Sabe-se que no Chile opera uma “estação da CIA”. O jornal El Mercúrio reconheceu, em 19 de dezembro passado, os “históricos laços do Chile com o FBI e a CIA” e que existe um “representante” da CIA no país, “ainda que seu cargo na embaixada não está oficialmente explicitado dessa forma”. Os agentes da CIA costumam trabalhar na Assessoria Política da embaixada ou na USAID (Agência dos EUA para o Desenvolvimento Internacional).

A CIA esteve por trás das investigações sobre cidadãos estrangeiros no Chile, suspeitos de terrorismo. Seus agentes também costumam compilar, direta ou indiretamente, informação política e sensível em conversas com políticos, militares e empresários chilenos.

Das atividades dos EUA com órgãos policias chilenos, refletem uma série de episódios recentes. Funcionários de Carabineiros e da PDI participaram de uma conferência sobre o controle de drogas no Brasil, organizada e patrocinada pelo DEA. A isto se acrescenta a participação de promotores de justiça e policiais em um curso de treinamento em técnicas antiterroristas realizado pelo FBI na Virgínia, no contexto do Programa de Assistência Antiterrorista que o governo dos EUA promove. Na mesma linha, o Ministério Público chileno pediu apoio ao FBI no “caso bombas”.

Vários órgãos de imprensa divulgaram que a Equipe de Reação Tática Antidrogas (ERTA), da PDI, teve influência direta e conexão com a formação e experiência do DEA e FBI. Também se soube da participação de membros do Grupo de Operações Especiais (GOPE), dos Carabineiros, em atividades rotuladas de “exercícios de comando”, realizados pelos norteamericanos.

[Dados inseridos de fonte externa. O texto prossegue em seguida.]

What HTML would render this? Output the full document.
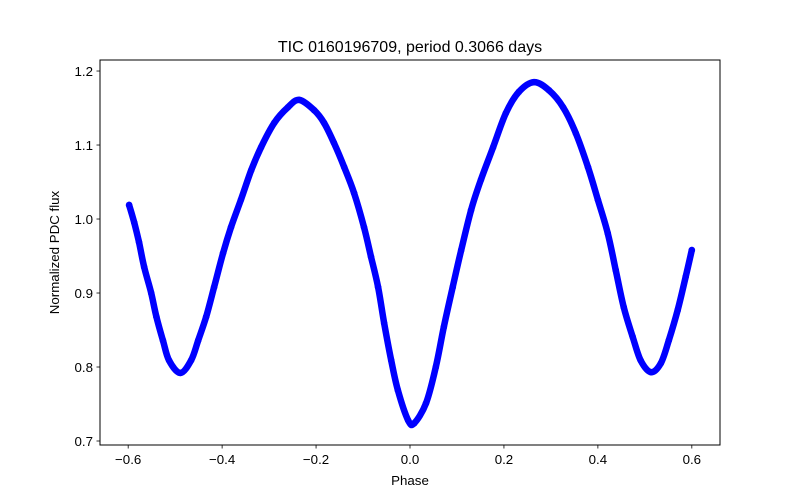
<!DOCTYPE html>
<html><head><meta charset="utf-8"><style>
html,body{margin:0;padding:0;background:#fff}
svg{display:block;font-family:"Liberation Sans","DejaVu Sans",sans-serif}
</style></head><body>
<svg id="chart" width="800" height="500" viewBox="0 0 800 500">
<rect width="800" height="500" fill="#fff"/>
<text x="410" y="52" text-anchor="middle" font-size="16">TIC 0160196709, period 0.3066 days</text>
<g id="marks"></g>
<rect x="100" y="60" width="620" height="385" fill="none" stroke="#000" stroke-width="1"/>
<g id="xaxis"></g>
<g id="yaxis"></g>
<text x="410" y="485" text-anchor="middle" font-size="13.3">Phase</text>
<text transform="translate(59,252.5) rotate(-90)" text-anchor="middle" font-size="13.3">Normalized PDC flux</text>
</svg>
<script>
const phase = [-0.598,-0.587,-0.577,-0.566,-0.551,-0.540,-0.526,-0.513,-0.489,-0.466,-0.451,-0.434,-0.417,-0.398,-0.381,-0.360,-0.338,-0.317,-0.289,-0.260,-0.236,-0.204,-0.183,-0.162,-0.140,-0.119,-0.098,-0.083,-0.068,-0.055,-0.040,-0.026,-0.004,0.009,0.034,0.055,0.072,0.091,0.109,0.130,0.151,0.177,0.204,0.232,0.264,0.296,0.326,0.353,0.379,0.400,0.421,0.438,0.455,0.474,0.491,0.513,0.534,0.551,0.570,0.587,0.600];
const flux = [1.019,0.995,0.969,0.935,0.900,0.868,0.836,0.809,0.792,0.809,0.836,0.868,0.908,0.954,0.989,1.026,1.066,1.097,1.130,1.151,1.161,1.147,1.130,1.103,1.070,1.035,0.989,0.949,0.908,0.859,0.809,0.769,0.728,0.724,0.751,0.800,0.854,0.908,0.958,1.012,1.053,1.097,1.143,1.172,1.185,1.174,1.151,1.116,1.070,1.026,0.981,0.931,0.881,0.841,0.809,0.793,0.805,0.836,0.877,0.922,0.958];
const xTicks = [-0.6,-0.4,-0.2,0.0,0.2,0.4,0.6];
const xTickLabels = ["\u22120.6","\u22120.4","\u22120.2","0.0","0.2","0.4","0.6"];
const yTicks = [0.7,0.8,0.9,1.0,1.1,1.2];
const yTickLabels = ["0.7","0.8","0.9","1.0","1.1","1.2"];

const NS="http://www.w3.org/2000/svg";
const X0=100,X1=720,Y0=445,Y1=60, xmin=-0.66,xmax=0.66, ymin=0.6946,ymax=1.2149;
function sx(v){return X0+(v-xmin)/(xmax-xmin)*(X1-X0);}
function sy(v){return Y0-(v-ymin)/(ymax-ymin)*(Y0-Y1);}
function mk(tag,attrs,parent){const e=document.createElementNS(NS,tag);for(const k in attrs)e.setAttribute(k,attrs[k]);parent.appendChild(e);return e;}

const marks=document.getElementById('marks');
const P=phase.map((p,i)=>[sx(p),sy(flux[i])]);
let d='M'+P[0][0].toFixed(1)+','+P[0][1].toFixed(1);
for(let i=0;i<P.length-1;i++){
  const p0=P[Math.max(0,i-1)],p1=P[i],p2=P[i+1],p3=P[Math.min(P.length-1,i+2)];
  const c1=[p1[0]+(p2[0]-p0[0])/6,p1[1]+(p2[1]-p0[1])/6];
  const c2=[p2[0]-(p3[0]-p1[0])/6,p2[1]-(p3[1]-p1[1])/6];
  d+=' C'+c1[0].toFixed(1)+','+c1[1].toFixed(1)+' '+c2[0].toFixed(1)+','+c2[1].toFixed(1)+' '+p2[0].toFixed(1)+','+p2[1].toFixed(1);
}
const pl=mk('path',{d:d,fill:'none',stroke:'#0000ff','stroke-width':6.5,'stroke-linejoin':'round','stroke-linecap':'round'},marks);


phase.forEach((p,i)=>{
  const c=mk('circle',{cx:sx(p),cy:sy(flux[i]),r:3.3,fill:'#0000ff'},marks);
  
  
});

const xa=document.getElementById('xaxis');
xTicks.forEach((t,i)=>{
  const x=sx(t);
  const l=mk('line',{x1:x,x2:x,y1:445,y2:448.5,stroke:'#000','stroke-width':0.8},xa);
  
  
  const tx=mk('text',{x:x,y:464,'text-anchor':'middle','font-size':13.3},xa);
  tx.textContent=xTickLabels[i];
  
  
});
const ya=document.getElementById('yaxis');
yTicks.forEach((t,i)=>{
  const y=sy(t);
  const l=mk('line',{x1:96.5,x2:100,y1:y,y2:y,stroke:'#000','stroke-width':0.8},ya);
  
  
  const tx=mk('text',{x:93,y:y+4.8,'text-anchor':'end','font-size':13.3},ya);
  tx.textContent=yTickLabels[i];
  
  
});
</script>
</body></html>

Em meados de 2010, o Ministério do Interior aderiu à Rede de Intercâmbio de Informações em Linha (LEO), do FBI. Assinaram o acordo o então chefe do Bureau em Santiago, Stanley Stoy (ligado ao caso do paquistanês) e a Subdiretora da Divisão de Segurança Pública, Constanza Daniels. O nível de colaboração das autoridades chilenas com os órgãos dos EUA é tal, que os norteamericanos disseram que o Ministério do Interior “é a primeira e única agência governamental não policial no mundo que foi convidada pelo gabinete de ligação do FBI” para fazer parte da LEO, à qual tem acesso os Carabineiros e a Promotoria Nacional.